- Mednipur Location in Uttar Pradesh, India
- Country: India
- State: Uttar Pradesh
- District: Ghazipur
- Established: 1620; 406 years ago
- Founder: Zamindar Gosaimal Rai

Government
- • Type: Panchayati Raj (India)
- • Body: Gram Pradhan

Area
- • Total: 4,021.11 ha (9,936.4 acres)
- Elevation: 70 m (230 ft)

Population (2011)
- • Total: 7,763
- • Density: 193.1/km^{2} (500.0/sq mi)

Languages
- • Official: Bhojpuri, Hindi, Urdu
- Time zone: UTC+5:30 (IST)
- Telephone code: 05497
- Vehicle registration: UP 61

= Medinipur, Ghazipur =

Mednipur is the largest village by area in Zamania tehsil of Ghazipur District, Uttar Pradesh, India.
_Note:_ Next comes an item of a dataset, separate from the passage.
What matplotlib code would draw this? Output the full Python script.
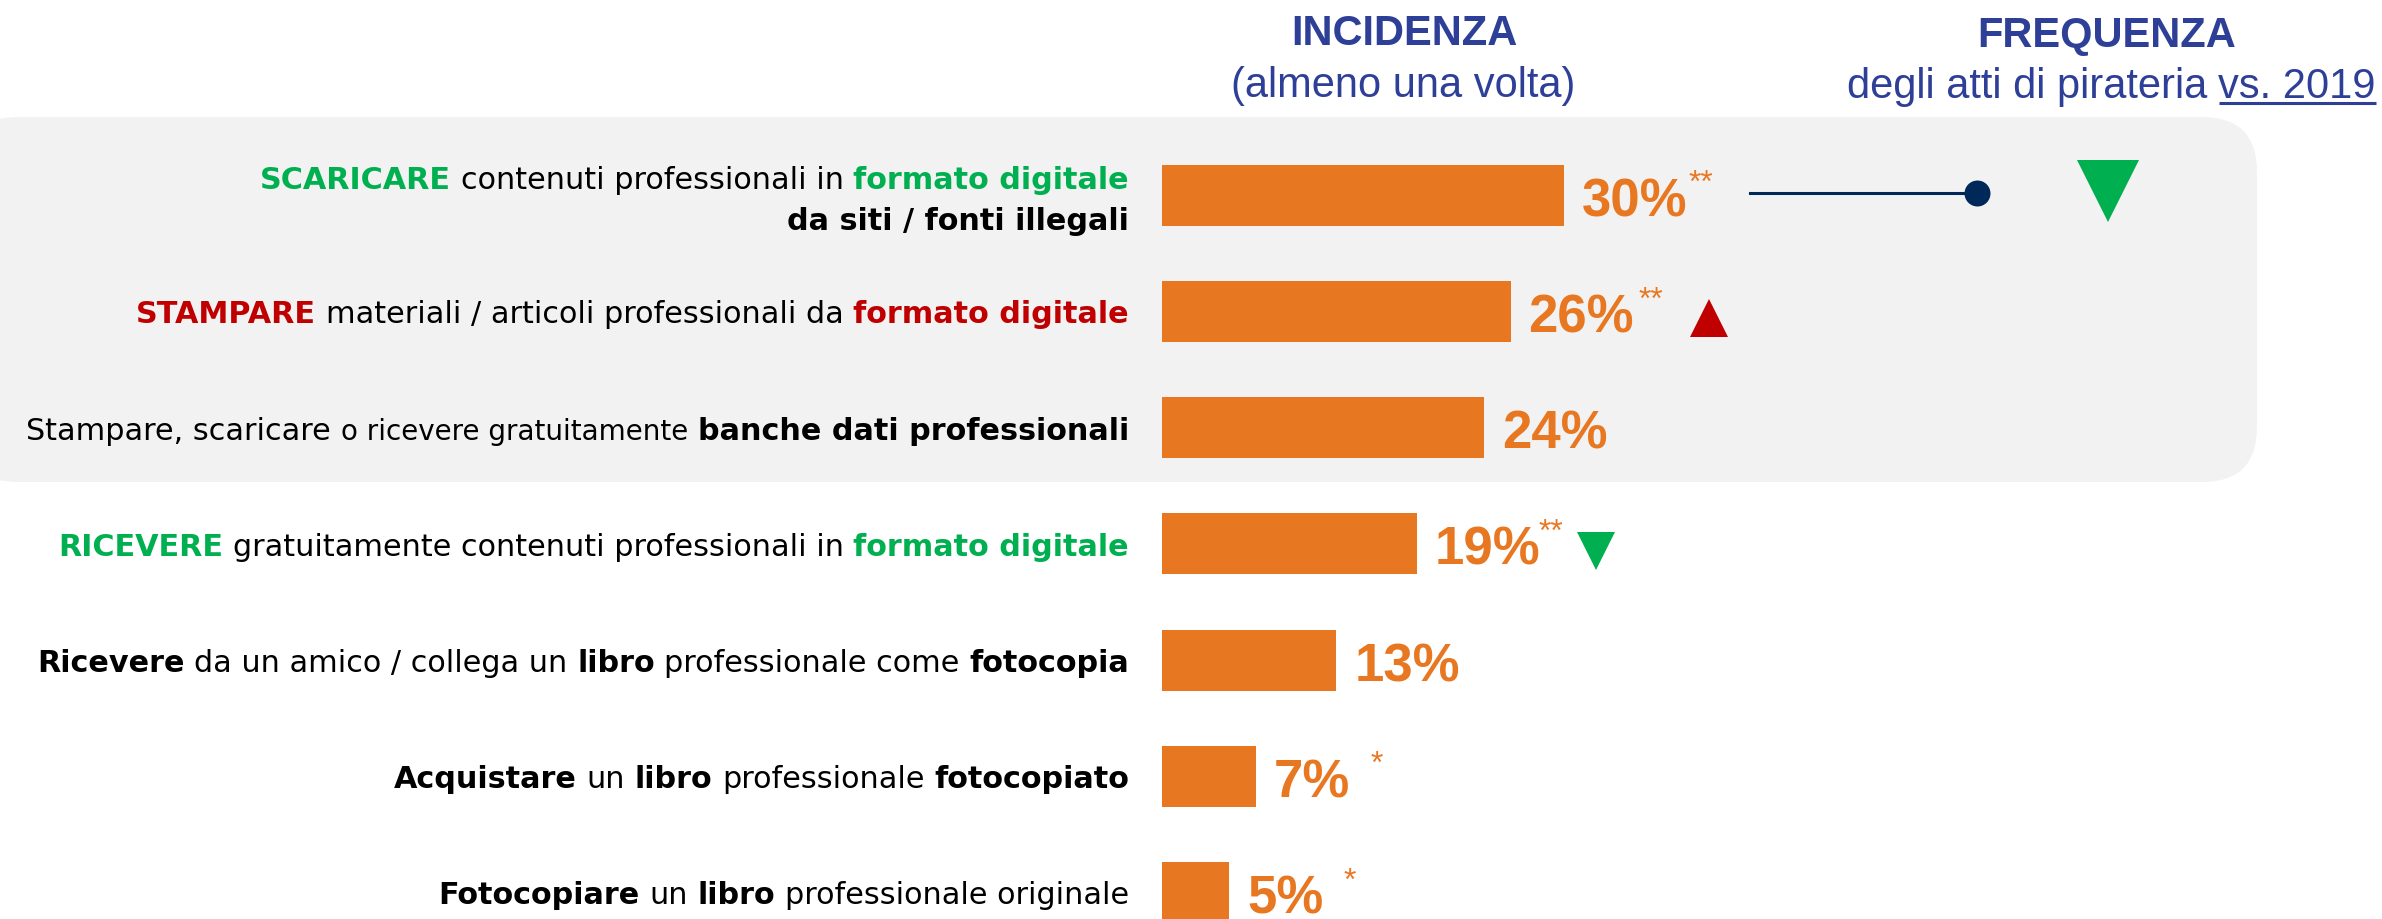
import matplotlib
matplotlib.use('Agg')
import matplotlib.pyplot as plt
from matplotlib.patches import FancyBboxPatch

# ---------------- data ----------------
categories = [
    'SCARICARE contenuti professionali in formato digitale da siti / fonti illegali',
    'STAMPARE materiali / articoli professionali da formato digitale',
    'Stampare, scaricare o ricevere gratuitamente banche dati professionali',
    'RICEVERE gratuitamente contenuti professionali in formato digitale',
    'Ricevere da un amico / collega un libro professionale come fotocopia',
    'Acquistare un libro professionale fotocopiato',
    'Fotocopiare un libro professionale originale',
]
values = [30, 26, 24, 19, 13, 7, 5]
value_labels = ['30%', '26%', '24%', '19%', '13%', '7%', '5%']
significance = ['**', '**', '', '**', '', '*', '*']
trend_vs_2019 = ['down', 'up', None, 'down', None, None, None]

header_incidenza = ['INCIDENZA', '(almeno una volta)']
header_frequenza = ['FREQUENZA', 'degli atti di pirateria', 'vs. 2019']

# rich text of the category labels: rows -> lines -> (text, style)
label_segments = [
    [[('SCARICARE', 'green'), ('contenuti professionali in', 'reg'), ('formato digitale', 'green')],
     [('da siti / fonti illegali', 'bold')]],
    [[('STAMPARE', 'red'), ('materiali / articoli professionali da', 'reg'), ('formato digitale', 'red')]],
    [[('Stampare, scaricare', 'reg'), ('o ricevere gratuitamente', 'small'), ('banche dati professionali', 'bold')]],
    [[('RICEVERE', 'green'), ('gratuitamente contenuti professionali in', 'reg'), ('formato digitale', 'green')]],
    [[('Ricevere', 'bold'), ('da un amico / collega un', 'reg'), ('libro', 'bold'),
      ('professionale come', 'reg'), ('fotocopia', 'bold')]],
    [[('Acquistare', 'bold'), ('un', 'reg'), ('libro', 'bold'), ('professionale', 'reg'), ('fotocopiato', 'bold')]],
    [[('Fotocopiare', 'bold'), ('un', 'reg'), ('libro', 'bold'), ('professionale originale', 'reg')]],
]

# ---------------- style / layout ----------------
W, H, DPI = 2382, 920, 100
ORANGE = '#E87722'
GREEN = '#00B050'
RED = '#C00000'
BLUE = '#2E3F98'
NAVY = '#00295A'
GRAY = '#F2F2F2'
ARIAL = 'Liberation Sans'
LABEL_FONT = 'DejaVu Sans'
LABEL_SIZE = 21.75

BAR_X0 = 1162.2        # px of the 0% baseline
PX_PER_PCT = 13.4
ROW0_Y = 196.3
ROW_STEP = 116.2
BAR_H = 0.525
LABEL_RIGHT = 1129

styles = {
    'reg': dict(fontweight='normal', color='black', fontsize=LABEL_SIZE),
    'bold': dict(fontweight='bold', color='black', fontsize=LABEL_SIZE),
    'green': dict(fontweight='bold', color=GREEN, fontsize=LABEL_SIZE),
    'red': dict(fontweight='bold', color=RED, fontsize=LABEL_SIZE),
    'small': dict(fontweight='normal', color='black', fontsize=20),
}

fig = plt.figure(figsize=(W / DPI, H / DPI), dpi=DPI)
fig.patch.set_facecolor('white')
bg = fig.add_axes([0, 0, 1, 1])
bg.set_xlim(0, W)
bg.set_ylim(H, 0)
bg.axis('off')

ax = fig.add_axes([0, 0, 1, 1])
ax.patch.set_alpha(0)
ax.set_xlim(-BAR_X0 / PX_PER_PCT, (W - BAR_X0) / PX_PER_PCT)
ax.set_ylim((H - ROW0_Y) / ROW_STEP, -ROW0_Y / ROW_STEP)
ax.axis('off')

renderer = fig.canvas.get_renderer()


def width_of(t):
    return t.get_window_extent(renderer).width


def to_bg(x, y):
    dx, dy = ax.transData.transform((x, y))
    return dx, H - dy


# grey rounded panel behind first three rows
bg.add_patch(FancyBboxPatch((-37, 118), 2257 + 37, 365,
                            boxstyle='round,pad=0,rounding_size=55',
                            fc=GRAY, ec='none', zorder=0))

# headers
bg.text(1404, 45, header_incidenza[0], ha='center', va='baseline', fontsize=30,
        fontweight='bold', color=BLUE, fontfamily=ARIAL)
bg.text(1403, 97, header_incidenza[1], ha='center', va='baseline', fontsize=30,
        color=BLUE, fontfamily=ARIAL)
bg.text(2107, 47, header_frequenza[0], ha='center', va='baseline', fontsize=30,
        fontweight='bold', color=BLUE, fontfamily=ARIAL)
tv = bg.text(2376, 98, header_frequenza[2], ha='right', va='baseline', fontsize=30,
             color=BLUE, fontfamily=ARIAL)
wv = width_of(tv)
bg.plot([2376 - wv, 2376], [104, 104], color=BLUE, lw=2.2, solid_capstyle='butt')
t_sp = bg.text(0, 0, 'x x', fontsize=30, fontfamily=ARIAL)
t_nsp = bg.text(0, 0, 'xx', fontsize=30, fontfamily=ARIAL)
sp_head = width_of(t_sp) - width_of(t_nsp)
t_sp.remove(); t_nsp.remove()
bg.text(2376 - wv - sp_head, 98, header_frequenza[1], ha='right', va='baseline',
        fontsize=30, color=BLUE, fontfamily=ARIAL)

# space width of label font
t_sp = bg.text(0, 0, 'x x', fontsize=LABEL_SIZE, fontfamily=LABEL_FONT)
t_nsp = bg.text(0, 0, 'xx', fontsize=LABEL_SIZE, fontfamily=LABEL_FONT)
sp_lab = width_of(t_sp) - width_of(t_nsp)
t_sp.remove(); t_nsp.remove()

# category labels
line_baselines = {1: [11], 2: [-7, 34]}
for i, lines in enumerate(label_segments):
    yc = to_bg(0, i)[1]
    for line, off in zip(lines, line_baselines[len(lines)]):
        x = LABEL_RIGHT
        for txt, st in reversed(line):
            t = bg.text(x, yc + off, txt, ha='right', va='baseline',
                        fontfamily=LABEL_FONT, **styles[st])
            x -= width_of(t) + sp_lab

# bars
rows = list(range(len(values)))
ax.barh(rows, values, height=BAR_H, left=0, color=ORANGE, zorder=2)

# value labels + significance stars
sig_gap = [1, 4, 0, -2, 0, 20, 20]
for i, (v, lab, sig) in enumerate(zip(values, value_labels, significance)):
    ann = ax.annotate(lab, xy=(v, i), xytext=(18, -20), textcoords='offset pixels',
                      ha='left', va='baseline', fontsize=38, fontweight='bold',
                      color=ORANGE, fontfamily=ARIAL)
    w = width_of(ann)
    if sig:
        ax.annotate(sig, xy=(v, i), xytext=(18 + w + sig_gap[i], 4), textcoords='offset pixels',
                    ha='left', va='baseline', fontsize=23, color=ORANGE, fontfamily=ARIAL)

# connector line + dot on first row
y0 = to_bg(0, 0)[1] - 2
bg.plot([1750, 1977], [y0, y0], color=NAVY, lw=2.2, zorder=3)
bg.plot([1977], [y0], 'o', color=NAVY, ms=18.7, mew=0, zorder=4)

# trend triangles vs 2019
FREQ_COL_X = 2108
trend_offset = [None, 198, None, 179, None, None, None]
trend_dy = [-4, 6, None, 7, None, None, None]
trend_size = [44, 27.5, None, 27.5, None, None, None]
for i, tr in enumerate(trend_vs_2019):
    if tr is None:
        continue
    xe, yc = to_bg(values[i], i)
    x = FREQ_COL_X if i == 0 else xe + trend_offset[i]
    marker = 'v' if tr == 'down' else '^'
    col = GREEN if tr == 'down' else RED
    bg.plot([x], [yc + trend_dy[i]], marker=marker, color=col, ms=trend_size[i], mew=0, zorder=4)

fig.savefig('out.png', dpi=DPI, facecolor='white')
There are two more villages along, one Kalupr and second Tari or Tarighat. All three are separate panchayats.

==History==
Tari or Mednipur before came in the zamindari of Gosai mal Rai a descendant of Maharaja Kam Dev Misir. Gosaimal adopted Islam in the 1540s. Gosaimal Rao got 20,000 bigha ancestral land or zamindari at a place where he established Ramaval village. He brought some people from his relatives and brothers and established the village Mednipur, Chaukiya, and Sonwal. Before Mednipur was part of Ramaval but was later population increased and a new village was made named as Mednipur or Tari. It derived its name because there was one Tari Ghat which was said to be built by Kam Dev and his descendants.